Have You Seen…? A Personal Introduction to 1,000 Films by David Thomson
(Alfred A. Knopf, 1024 pp)
For a thinker with writerly titles (Warren Beatty And Desert Eyes), this literalism goes kerplunk. And the organizing conceit (1,000 films sequenced alphabetically by title, 1200 thoughtful words per), is even more humdrum. But conceits are for shredders, and Thomson cheats with glee: he’s not recommending each and every film, he’s listing a body of work worth talking about even when popular taste eludes him (like The Graduate). Typically fearsome, he recommends Platoon without blinking, and rejects Planet of the Apes. He assigns choice descriptions to key writers (James Ellroy’s novels are “crammed and hectic”), and notes how time works on cliched homilies (regarding It’s a Wonderful Life, he says “since 1946, the United States has come to resemble Pottersville far more than Bedford Falls…”) Choice daggers of invective slay the loftiest talents: Last Tango in Paris “…may be the picture where he is really being Marlon Brando, hunching up in stupid self-pity and behaving like a jerk.” Each entry teems with imaginary sidebars and parentheticals leading you further astray, and scores of cinematographers, production designers, script doctors and other offstagers get contextualized.
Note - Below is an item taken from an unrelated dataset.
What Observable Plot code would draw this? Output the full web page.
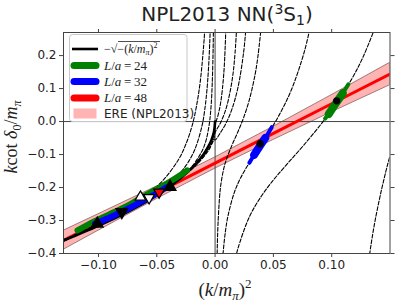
<!DOCTYPE html>
<html><head><meta charset="utf-8">
<script src="https://cdn.jsdelivr.net/npm/d3@7"></script>
<script src="https://cdn.jsdelivr.net/npm/@observablehq/plot@0.6"></script>
<style>body{margin:0;background:#fff;} #chart{width:407px;height:304px;}</style>
</head><body><div id="chart"></div>
<script>
// ---------- data ----------
const xTicks = [-0.10, -0.05, 0.00, 0.05, 0.10];
const yTicks = [-0.4, -0.3, -0.2, -0.1, 0.0, 0.1, 0.2];

// ERE band (NPL2013)
const ereX  = [-0.13, -0.10, -0.05, 0.00, 0.05, 0.10, 0.15];
const ereMid = [-0.360, -0.306, -0.216, -0.126, -0.036, 0.054, 0.144];
const ereLo = [-0.389, -0.331, -0.235, -0.143, -0.056, 0.028, 0.110];
const ereHi = [-0.331, -0.281, -0.197, -0.109, -0.016, 0.080, 0.178];

// -sqrt(-(k/m)^2)
const boundX = [-0.13, -0.12, -0.10, -0.08, -0.06, -0.05, -0.04, -0.03, -0.02, -0.015, -0.01, -0.006, -0.003, -0.001, 0];
const boundY = [-0.361, -0.346, -0.316, -0.283, -0.245, -0.224, -0.200, -0.173, -0.141, -0.122, -0.100, -0.077, -0.055, -0.032, 0];

// dashed quantisation curves
const dashNegA = [[-0.00714,0.401],[-0.00904,0.269],[-0.00972,0.234],[-0.0127,0.122],[-0.0161,0.044],[-0.0198,-0.014],[-0.0251,-0.069],[-0.031,-0.113],[-0.0446,-0.178],[-0.0608,-0.228],[-0.0793,-0.271],[-0.124,-0.349],[-0.134,-0.363]];
const dashNegB = [[-0.00277,0.505],[-0.00399,0.300],[-0.00543,0.175],[-0.00709,0.092],[-0.00897,0.033],[-0.01108,-0.011],[-0.01731,-0.084],[-0.0249,-0.133],[-0.0339,-0.170],[-0.0443,-0.203],[-0.0693,-0.261],[-0.0997,-0.315],[-0.134,-0.366]];
const dashNegC = [[-0.00124,0.338],[-0.0015,0.260],[-0.00179,0.201],[-0.00243,0.117],[-0.00317,0.061],[-0.00402,0.022],[-0.00496,-0.007],[-0.00775,-0.057],[-0.01116,-0.089],[-0.01983,-0.136],[-0.031,-0.174],[-0.06,-0.245],[-0.134,-0.366]];
const dashPosA = [[0.01566,-0.449],[0.01762,-0.414],[0.01958,-0.385],[0.02937,-0.289],[0.03916,-0.229],[0.0489,-0.182],[0.05873,-0.141],[0.07831,-0.062],[0.09789,0.025],[0.1175,0.131],[0.1273,0.199],[0.137,0.283]];
const dashPosB = [[0.00547,-0.470],[0.00656,-0.411],[0.00875,-0.336],[0.01094,-0.288],[0.0164,-0.216],[0.02187,-0.171],[0.03281,-0.105],[0.04374,-0.046],[0.05468,0.018],[0.06562,0.098],[0.07655,0.212],[0.0820,0.294]];
const dashPosB2 = [[0.1312,-0.437],[0.1334,-0.381],[0.1367,-0.310],[0.1422,-0.215],[0.1476,-0.135],[0.1498,-0.106]];
const dashPosC = [[0.00147,-0.468],[0.00176,-0.400],[0.00245,-0.315],[0.00392,-0.225],[0.0049,-0.192],[0.00734,-0.144],[0.00979,-0.114],[0.01469,-0.070],[0.01958,-0.031],[0.02448,0.012],[0.02937,0.066],[0.03427,0.142],[0.03671,0.197],[0.03916,0.274]];
// curves that run through x = 0 (moving frames)
const dashMov1 = [[-0.13,-0.361],[-0.05,-0.223],[-0.02,-0.140],[-0.01,-0.099],[-0.005,-0.070],[-0.002,-0.048],[-0.0005,-0.029],[0,-0.010],[0.00245,0.018],[0.0049,0.060],[0.00734,0.140],[0.00881,0.240],[0.00979,0.370]];
const dashMov2 = [[-0.13,-0.362],[-0.05,-0.225],[-0.0198,-0.142],[-0.0112,-0.110],[-0.005,-0.081],[-0.00124,-0.056],[0,-0.034],[0.0049,-0.002],[0.0098,0.044],[0.0147,0.128],[0.0171,0.207],[0.0196,0.361]];
const dashMov3 = [[-0.13,-0.362],[-0.05,-0.224],[-0.0198,-0.144],[-0.0112,-0.113],[-0.005,-0.084],[-0.00124,-0.055],[0,-0.056],[0.0049,-0.032],[0.0098,-0.002],[0.0147,0.040],[0.0196,0.103],[0.0245,0.211],[0.0269,0.303]];
const dashCurves = [dashNegA, dashNegB, dashNegC, dashPosA, dashPosB, dashPosB2, dashPosC, dashMov1, dashMov2, dashMov3];

// lattice data bands
const greenNeg = [[-0.118,-0.330],[-0.105,-0.305],[-0.09,-0.280],[-0.075,-0.255],[-0.062,-0.228],[-0.05,-0.205],[-0.04,-0.185],[-0.03,-0.163],[-0.024,-0.148]];
const blueNeg  = [[-0.103,-0.310],[-0.09,-0.290],[-0.075,-0.265],[-0.062,-0.240],[-0.05,-0.218],[-0.042,-0.200]];
const bluePos  = [[0.0294,-0.125],[0.0328,-0.105],[0.0386,-0.073],[0.0437,-0.046],[0.0486,-0.017]];
const bluePosCore = [[0.0335,-0.101],[0.0386,-0.073],[0.0430,-0.050]];
const greenPos = [[0.0943,0.009],[0.0979,0.025],[0.1043,0.059],[0.1100,0.089],[0.1143,0.113]];
const greenPosCore = [[0.0975,0.023],[0.1043,0.059],[0.1095,0.086]];

// central values (black dots) and triangle markers
const centralPts = [[0.0386,-0.067],[0.1043,0.063]];
const triUp   = [[-0.101,-0.310],[-0.0386,-0.198]];
const triDown = [[-0.080,-0.274]];
const triUpOpen = [[-0.064,-0.229]];
const triDownOpen = [[-0.0566,-0.231]];
const triDownRed = [[-0.048,-0.214]];

// legend
const legendLabels = ["24", "32", "48"];
const legendColors = ["#008000", "#0000ff", "#ff0000"];

// ---------- chart ----------
const fmt2 = v => (v < -1e-9 ? "\u2212" : "") + Math.abs(v).toFixed(2);
const fmt1 = v => (v < -1e-9 ? "\u2212" : "") + Math.abs(v).toFixed(1);
const pts = a => a.map(([x, y]) => ({x, y}));
const band = ereX.map((x, i) => ({x, lo: ereLo[i], hi: ereHi[i], mid: ereMid[i]}));
const bound = boundX.map((x, i) => ({x, y: boundY[i]}));
const dashStyle = {x: "x", y: "y", stroke: "#000", strokeWidth: 1.1, strokeDasharray: "3.8,1.8", curve: "catmull-rom", clip: true};

const plot = Plot.plot({
  width: 407, height: 304,
  marginLeft: 63, marginRight: 17.5, marginTop: 32, marginBottom: 51,
  x: {domain: [-0.13, 0.15]},
  y: {domain: [-0.4, 0.27]},
  style: {fontFamily: "DejaVu Sans, sans-serif", fontSize: "12px", color: "#222", background: "#fff"},
  marks: [
    Plot.areaY(band, {x: "x", y1: "lo", y2: "hi", fill: "#ffb3b3", stroke: "#7a5050", strokeWidth: 0.7, clip: true}),
    Plot.ruleY([0], {stroke: "#444", strokeWidth: 1}),
    Plot.ruleX([0], {stroke: "#444", strokeWidth: 1}),
    Plot.line(band, {x: "x", y: "mid", stroke: "#ff0000", strokeWidth: 3, clip: true}),
    ...dashCurves.map(c => Plot.line(pts(c), dashStyle)),
    Plot.line(bound, {x: "x", y: "y", stroke: "#000", strokeWidth: 2.6, curve: "catmull-rom", clip: true}),
    Plot.line(pts(greenNeg), {x: "x", y: "y", stroke: "#008000", strokeWidth: 6, strokeLinecap: "round", curve: "catmull-rom"}),
    Plot.line(pts(blueNeg), {x: "x", y: "y", stroke: "#0000ff", strokeWidth: 6, strokeLinecap: "round", curve: "catmull-rom"}),
    Plot.line(pts(bluePos), {x: "x", y: "y", stroke: "#0000ff", strokeWidth: 4, strokeLinecap: "round", curve: "catmull-rom"}),
    Plot.line(pts(bluePosCore), {x: "x", y: "y", stroke: "#0000ff", strokeWidth: 8, strokeLinecap: "round", curve: "catmull-rom"}),
    Plot.line(pts(greenPos), {x: "x", y: "y", stroke: "#008000", strokeWidth: 4, strokeLinecap: "round", curve: "catmull-rom"}),
    Plot.line(pts(greenPosCore), {x: "x", y: "y", stroke: "#008000", strokeWidth: 8, strokeLinecap: "round", curve: "catmull-rom"}),
    Plot.dot(pts(centralPts), {x: "x", y: "y", r: 3.6, fill: "#000"}),
    Plot.dot(pts(triUp), {x: "x", y: "y", symbol: "triangle", r: 4.2, fill: "#000", stroke: "#000"}),
    Plot.dot(pts(triDown), {x: "x", y: "y", symbol: "triangle", rotate: 180, r: 4.2, fill: "#000", stroke: "#000"}),
    Plot.dot(pts(triUpOpen), {x: "x", y: "y", symbol: "triangle", r: 4, fill: "#fff", stroke: "#000", strokeWidth: 1.2}),
    Plot.dot(pts(triDownOpen), {x: "x", y: "y", symbol: "triangle", rotate: 180, r: 4, fill: "#fff", stroke: "#000", strokeWidth: 1.2}),
    Plot.dot(pts(triDownRed), {x: "x", y: "y", symbol: "triangle", rotate: 180, r: 4, fill: "#ff0000", stroke: "#000", strokeWidth: 1.2}),
    Plot.frame({stroke: "#444", strokeWidth: 1}),
    Plot.axisX({ticks: xTicks, tickFormat: fmt2, tickSize: 4, tickPadding: 3, stroke: "#444", fontSize: 12, label: null}),
    Plot.axisX({anchor: "top", ticks: xTicks, tickFormat: () => "", tickSize: 4, stroke: "#444", label: null}),
    Plot.axisY({ticks: yTicks, tickFormat: fmt1, tickSize: 4, tickPadding: 3, stroke: "#444", fontSize: 12, label: null}),
    Plot.axisY({anchor: "right", ticks: yTicks, tickFormat: () => "", tickSize: 4, stroke: "#444", label: null})
  ]
});
document.getElementById("chart").appendChild(plot);

// ---------- titles, axis labels and legend ----------
const svg = d3.select(plot);
const serif = "Liberation Serif, DejaVu Serif, serif";
const t = svg.append("text").attr("x", 227).attr("y", 21).attr("text-anchor", "middle")
  .attr("font-family", "DejaVu Sans, sans-serif").attr("font-size", 20).attr("fill", "#222");
t.append("tspan").text("NPL2013 NN(");
t.append("tspan").attr("font-size", 14).attr("dy", -7).text("3");
t.append("tspan").attr("dy", 7).text("S");
t.append("tspan").attr("font-size", 14).attr("dy", 4).text("1");
t.append("tspan").attr("dy", -4).text(")");

const xl = svg.append("text").attr("x", 225).attr("y", 296).attr("text-anchor", "middle")
  .attr("font-family", serif).attr("font-size", 19).attr("fill", "#222");
xl.append("tspan").text("(");
xl.append("tspan").attr("font-style", "italic").text("k");
xl.append("tspan").text("/");
xl.append("tspan").attr("font-style", "italic").text("m");
xl.append("tspan").attr("font-style", "italic").attr("font-size", 13).attr("dy", 4).text("\u03c0");
xl.append("tspan").attr("dy", -4).text(")");
xl.append("tspan").attr("font-size", 13).attr("dy", -8).text("2");

const yl = svg.append("text").attr("transform", "translate(17,137) rotate(-90)").attr("text-anchor", "middle")
  .attr("font-family", serif).attr("font-size", 18).attr("fill", "#222");
yl.append("tspan").attr("font-style", "italic").text("k");
yl.append("tspan").text("cot ");
yl.append("tspan").attr("font-style", "italic").text("\u03b4");
yl.append("tspan").attr("font-size", 12).attr("dy", 4).text("0");
yl.append("tspan").attr("dy", -4).text("/");
yl.append("tspan").attr("font-style", "italic").text("m");
yl.append("tspan").attr("font-style", "italic").attr("font-size", 12).attr("dy", 4).text("\u03c0");

const lg = svg.append("g").attr("text-anchor", "start");
lg.append("rect").attr("x", 69.5).attr("y", 34.5).attr("width", 117.5).attr("height", 87).attr("rx", 3)
  .attr("fill", "#fff").attr("fill-opacity", 0.85).attr("stroke", "#c8c8c8");
const rowY = [49, 65.5, 81.5, 98, 113.5];
lg.append("line").attr("x1", 72).attr("x2", 98).attr("y1", rowY[0]).attr("y2", rowY[0]).attr("stroke", "#000").attr("stroke-width", 2.6);
const l0 = lg.append("text").attr("x", 104).attr("y", rowY[0] + 4).attr("text-anchor", "start")
  .attr("font-family", serif).attr("font-size", 12).attr("fill", "#222");
l0.append("tspan").text("\u2212\u221a");
l0.append("tspan").text("\u2212(");
l0.append("tspan").attr("font-style", "italic").text("k");
l0.append("tspan").text("/");
l0.append("tspan").attr("font-style", "italic").text("m");
l0.append("tspan").attr("font-style", "italic").attr("font-size", 8).attr("dy", 2).text("\u03c0");
l0.append("tspan").attr("dy", -2).text(")");
l0.append("tspan").attr("font-size", 8).attr("dy", -5).text("2");
lg.append("line").attr("x1", 118).attr("x2", 160).attr("y1", rowY[0] - 7.5).attr("y2", rowY[0] - 7.5).attr("stroke", "#222").attr("stroke-width", 0.8);
legendLabels.forEach((lab, i) => {
  const y = rowY[i + 1];
  lg.append("line").attr("x1", 74).attr("x2", 96).attr("y1", y).attr("y2", y)
    .attr("stroke", legendColors[i]).attr("stroke-width", 7).attr("stroke-linecap", "round");
  const tx = lg.append("text").attr("x", 104).attr("y", y + 4).attr("text-anchor", "start")
    .attr("font-family", serif).attr("font-size", 13).attr("fill", "#222");
  tx.append("tspan").attr("font-style", "italic").text("L");
  tx.append("tspan").text("/");
  tx.append("tspan").attr("font-style", "italic").text("a");
  tx.append("tspan").text("\u2009=\u2009" + lab);
});
lg.append("rect").attr("x", 74).attr("y", rowY[4] - 4.5).attr("width", 22).attr("height", 9).attr("fill", "#ffb3b3").attr("stroke", "#ffb3b3");
lg.append("text").attr("x", 104).attr("y", rowY[4] + 4.5).attr("text-anchor", "start")
  .attr("font-family", "DejaVu Sans, sans-serif").attr("font-size", 12).attr("fill", "#222").text("ERE (NPL2013)");
</script></body></html>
Sentences scan beautifully, each detail pressing Thomson’s interpretations further. Some epigrams leap out tombstone-ready: David Lynch’s Blue Velvet becomes “Beowulf at the International House of Pancakes.” The botched title is mild compared to the nixed index, which for a Knopf book this handsomely produced amounts to criminal omission. Somebody put everything from this and his Biographical Dictionary online and make it all searchable. Now yer talking.